When Uber first launched in South Africa, I enjoyed chatting to the drivers, in particular about what they did before driving an Uber Black, which was the only one available, initially. I met former taxi drivers, a factory supervisor, a truck driver, the unemployed, and even a tour guide. While Uber was something new for all of us, the potential was evident from the get-go, as an avenue for decent earnings for the drivers. And, despite the well-documented challenges Uber has faced, not only in SA, but globally, it is available in 344 cities across 63 countries and 6 continents (according to their stats).
South Africans have taken to the service in a major way, changing the way we navigate our cities; I have friends who only use Uber now.
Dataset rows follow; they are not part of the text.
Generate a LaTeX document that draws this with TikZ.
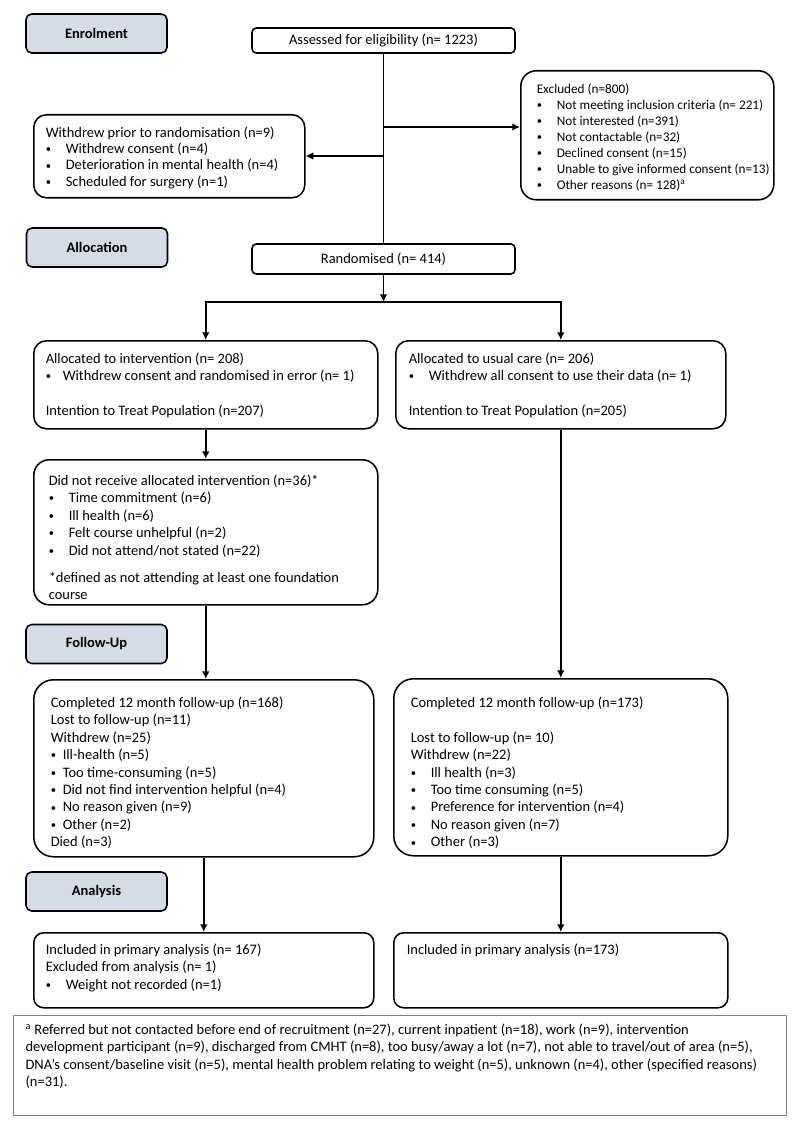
\documentclass[tikz,border=0pt]{standalone}
\usepackage{fontspec}
\setmainfont{Carlito}
\usepackage{xcolor}
\usetikzlibrary{arrows, arrows.meta, positioning, calc}

\newlength{\pu}
\setlength{\pu}{0.025cm}
\definecolor{phasegrey}{HTML}{D6DCE5}
\definecolor{notegrey}{HTML}{808080}

% box text: width, height, pad x, pad y, text
\newcommand{\boxtext}[5]{%
  \parbox[c][#2\pu][t]{#1\pu}{\vspace*{#4\pu}\hspace*{#3\pu}%
    \parbox[t]{\dimexpr#1\pu-#3\pu-4\pu\relax}{\raggedright #5}}}
\newcommand{\bul}[2]{\makebox[#1\pu][l]{\raisebox{0.6pt}{\fontsize{7.5}{7.5}\selectfont\textbullet}}#2}
\newcommand{\mainsize}{\fontsize{10.3}{12.4}\selectfont}

\tikzstyle{phase} = [draw, fill=phasegrey, rounded corners=4pt, inner sep=0pt,
  minimum width=141*\pu, minimum height=39*\pu, font=\bfseries\fontsize{10.3}{12}\selectfont]
\tikzstyle{single} = [draw, rounded corners=3pt, inner sep=0pt, font=\mainsize]
\tikzstyle{flowbox} = [draw, anchor=north west, inner sep=0pt, font=\mainsize]
\tikzstyle{arrow} = [-{Latex[length=5.5pt,width=5.5pt]}]

\begin{document}
\begin{tikzpicture}[x=0.025cm, y=-0.025cm, line width=1.1pt]
    \useasboundingbox (0,0) rectangle (800,1128);

    % Phase labels
    \node (enrol) [phase] at (96.5,33.5) {Enrolment};
    \node (alloc) [phase] at (97,247.5) {Allocation};
    \node (follow) [phase] at (96.5,644) {Follow-Up};
    \node (analysis) [phase] at (96.5,891.5) {Analysis};

    % Screening
    \node (assess) [single, minimum width=263*\pu, minimum height=25*\pu] at (383.5,40.5)
        {Assessed for eligibility (n= 1223)};
    \node (excl) [flowbox, rounded corners=11pt, font=\fontsize{9.4}{11.4}\selectfont] at (520,70)
        {\boxtext{253}{129}{16}{13}{Excluded (n=800)\\
        \bul{20}{Not meeting inclusion criteria (n= 221)}\\
        \bul{20}{Not interested (n=391)}\\
        \bul{20}{Not contactable (n=32)}\\
        \bul{20}{Declined consent (n=15)}\\
        \bul{20}{Unable to give informed consent (n=13)}\\
        \bul{20}{Other reasons (n= 128)\textsuperscript{a}}}};
    \node (wdprior) [flowbox, rounded corners=9pt, font=\fontsize{10.3}{11.6}\selectfont] at (33,114)
        {\boxtext{271}{83}{12}{12}{Withdrew prior to randomisation (n=9)\\
        \bul{20}{Withdrew consent (n=4)}\\
        \bul{20}{Deterioration in mental health (n=4)}\\
        \bul{20}{Scheduled for surgery (n=1)}}};
    \node (rand) [single, minimum width=263*\pu, minimum height=30*\pu] at (383.5,259)
        {Randomised (n= 414)};

    % Allocation
    \node (allocI) [flowbox, rounded corners=9pt] at (33,340)
        {\boxtext{344}{88}{12}{12}{Allocated to intervention (n= 208)\\
        \bul{17}{Withdrew consent and randomised in error (n= 1)}\\[\baselineskip]
        Intention to Treat Population (n=207)}};
    \node (allocU) [flowbox, rounded corners=9pt] at (395,340)
        {\boxtext{330}{88}{13}{12}{Allocated to usual care (n= 206)\\
        \bul{20}{Withdrew all consent to use their data (n= 1)}\\[\baselineskip]
        Intention to Treat Population (n=205)}};
    \node (dnr) [flowbox, rounded corners=11pt] at (33,459)
        {\boxtext{344}{145}{15}{15}{Did not receive allocated intervention (n=36)*\\
        \bul{20}{Time commitment (n=6)}\\
        \bul{20}{Ill health (n=6)}\\
        \bul{20}{Felt course unhelpful (n=2)}\\
        \bul{20}{Did not attend/not stated (n=22)}\\[7pt]
        *defined as not attending at least one foundation\\
        course}};

    % Follow-up
    \node (compL) [flowbox, rounded corners=14pt] at (33,679)
        {\boxtext{340}{177}{17}{17}{Completed 12 month follow-up (n=168)\\
        Lost to follow-up (n=11)\\
        Withdrew (n=25)\\
        \bul{12}{Ill-health (n=5)}\\
        \bul{12}{Too time-consuming (n=5)}\\
        \bul{12}{Did not find intervention helpful (n=4)}\\
        \bul{12}{No reason given (n=9)}\\
        \bul{12}{Other (n=2)}\\
        Died (n=3)}};
    \node (compR) [flowbox, rounded corners=14pt] at (393,678)
        {\boxtext{334}{177}{17}{18}{Completed 12 month follow-up (n=173)\\[\baselineskip]
        Lost to follow-up (n= 10)\\
        Withdrew (n=22)\\
        \bul{20}{Ill health (n=3)}\\
        \bul{20}{Too time consuming (n=5)}\\
        \bul{20}{Preference for intervention (n=4)}\\
        \bul{20}{No reason given (n=7)}\\
        \bul{20}{Other (n=3)}}};

    % Analysis
    \node (inclL) [flowbox, rounded corners=7pt] at (33,932)
        {\boxtext{340}{75}{12}{11}{Included in primary analysis (n= 167)\\
        Excluded from analysis (n= 1)\\
        \bul{20}{Weight not recorded (n=1)}}};
    \node (inclR) [flowbox, rounded corners=7pt] at (393,932)
        {\boxtext{334}{75}{13}{11}{Included in primary analysis (n=173)}};

    % Footnote
    \node (foot) [flowbox, draw=notegrey, line width=0.8pt] at (13,1015)
        {\boxtext{773}{100}{12}{8}{\textsuperscript{a} Referred but not contacted before end of recruitment (n=27), current inpatient (n=18), work (n=9), intervention\\
        development participant (n=9), discharged from CMHT (n=8), too busy/away a lot (n=7), not able to travel/out of area (n=5),\\
        DNA’s consent/baseline visit (n=5), mental health problem relating to weight (n=5), unknown (n=4), other (specified reasons)\\
        (n=31).}};

    % Trunk and side branches
    \draw (assess) -- (rand);
    \coordinate (brE) at (383.5,127);
    \coordinate (brW) at (383.5,156);
    \draw [arrow] (brE) -- (brE -| excl.west);
    \draw [arrow] (brW) -- (brW -| wdprior.east);

    % Split into the two arms
    \coordinate (split) at (383.5,302);
    \draw [arrow] (rand) -- (split);
    \draw [arrow] (split) -| (allocI.north);
    \draw [arrow] (split) -| (allocU.north);

    % Intervention arm
    \draw [arrow] (allocI) -- (dnr);
    \draw [arrow] (dnr.south) -- (dnr.south |- compL.north);
    \draw [arrow] (compL) -- (inclL);

    % Usual care arm
    \draw [arrow] (allocU) -- (compR);
    \draw [arrow] (compR) -- (inclR);

\end{tikzpicture}
\end{document}
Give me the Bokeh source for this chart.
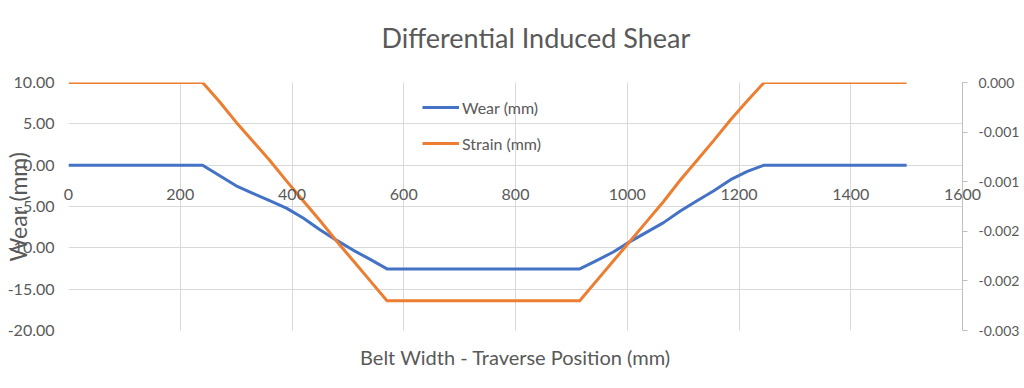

That global network also works in that you have access to the service wherever you are; I used it in LA and it was reassuring to have access to transport without having to figure out public transport in that city.
Uber are said to have “enabled 2000 work opportunities” since they launched in August 2013 which a step in their “commitment to enable 15,000 work opportunities in South Africa by the end of 2017”.
With one of its main selling points being the opportunity for drivers to earn an income, a big challenge has been accessing vehicles, particularly for individuals who don’t have the necessary credit record which banks and other financiers require. To address this, Uber and Wesbank with support from FirstRand’s Vumela Enterprise Development Fund recently announced the establishment of what has been billed as a “multimillion rand (R200m to be exact) vehicle solutions programme’.
Essentially, it is a facility for driver-partners to get a full vehicle maintenance lease from Wesbank at special rates. An interesting ‘by-product’ of being part of the programme is the it enables the driver-partner to build a credit record which should enable them to get traditional finance for vehicles down the line.
To be eligible for the programme Uber driver-partners have to be a holder of an operating license, have a rating of 4.70 or higher and have driven 1000+ trips in the preceding 3 months. The weekly rate for a driver travelling 5000 kilometres a month will be an estimated R1750 and the maintenance lease also includes insurance, maintenance and telematics. The term of the lease is 36 months and the vehicles available are the Toyota Corolla Quest, Ford Focus Sedan and Chevrolet Cruze.
For driver-partners who aren’t eligible for this, they can build up an earnings record by renting vehicles in the short term from Hertz, Europcar, Pace and Fleet Data Technologies. Qualifying criteria for this are having an active profile on Uber and an operating license.
It is good to see Uber continuing to look at ways of disrupting while also ensuring that the service makes a tangible impact on the lives of driver-partners. And it is good to see a traditional financing institution looking at ways of being creative in how it does business and provides financing. But, as the cliché goes, the proof is in the pudding. Time will tell.